Getting rid of stop words and document tokenization using NLTK

From the error message, it seems like you're trying to convert a list, not a string, to lowercase. Your tokens = nltk.word_tokenize(s) is probably not returning what you expect (which seems to be a string).

It would be helpful to know what format your sinbo.txt file is in.

A few syntax issues:

  1. Import should be in lowercase: import nltk

  2. The line s = open("C:\zircon\sinbo1.txt").read() is reading the whole file in, not a single line at a time. This may be problematic because word_tokenize works on a single sentence, not any sequence of tokens. This current line assumes that your sinbo.txt file contains a single sentence. If it doesn't, you may want to either (a) use a for loop on the file instead of using read() or (b) use punct_tokenizer on a whole bunch of sentences divided by punctuation.

  3. The first line of your cleanupDoc function is not properly indented. your function should look like this (even if the functions within it change).

    import nltk
    from nltk.corpus import stopwords 
    def cleanupDoc(s):
     stopset = set(stopwords.words('english'))
     tokens = nltk.word_tokenize(s)
     cleanup = [token.lower() for token in tokens if token.lower() not in stopset and  len(token)>2]
     return cleanup
    

You can use the stopwords lists from NLTK, see How to remove stop words using nltk or python.

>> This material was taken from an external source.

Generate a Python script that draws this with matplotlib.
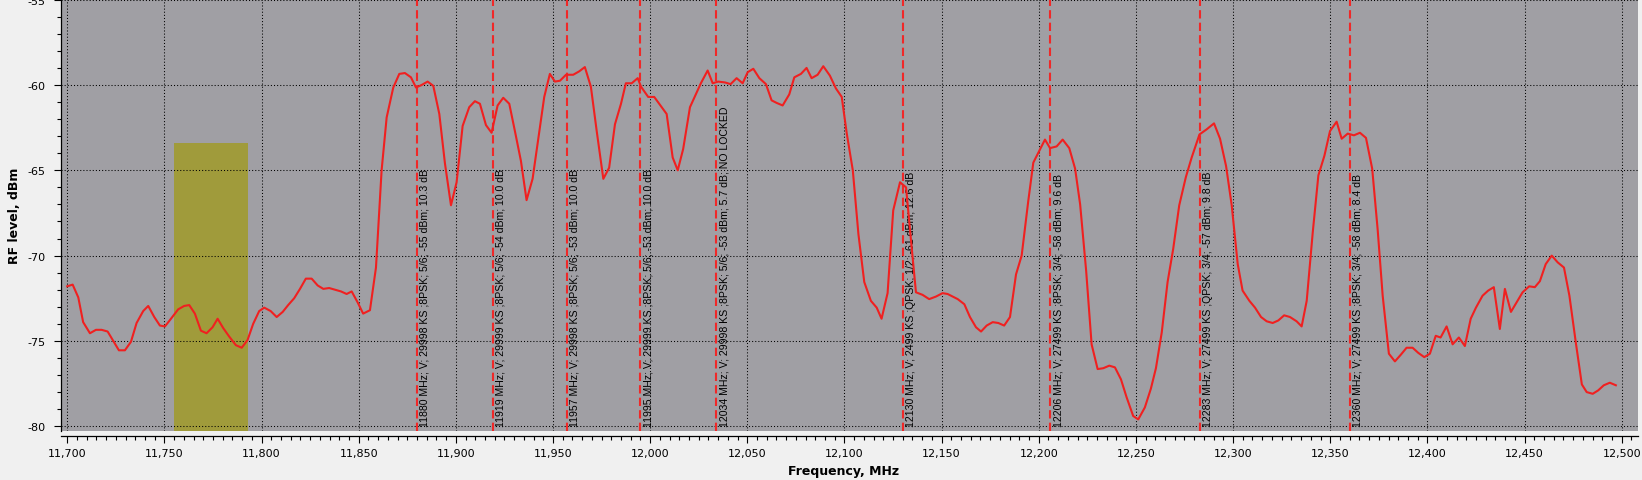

And most probably you would also like to strip off punctuation, you can use string.punctuation, see http://docs.python.org/2/library/string.html:

>>> from nltk import word_tokenize
>>> from nltk.corpus import stopwords
>>> import string
>>> sent = "this is a foo bar, bar black sheep."
>>> stop = set(stopwords.words('english') + list(string.punctuation))
>>> [i for i in word_tokenize(sent.lower()) if i not in stop]
['foo', 'bar', 'bar', 'black', 'sheep']

import nltk
from nltk.corpus import stopwords
def cleanupDoc(s):
     stopset = set(stopwords.words('english'))
     tokens = nltk.word_tokenize(s)
     cleanup = " ".join(filter(lambda word: word not in stopset, s.split()))
     return cleanup
s = "I am going to disco and bar tonight"
tokens = nltk.word_tokenize(s)
x = cleanupDoc(s)
print x

This code can help in solving the above problem.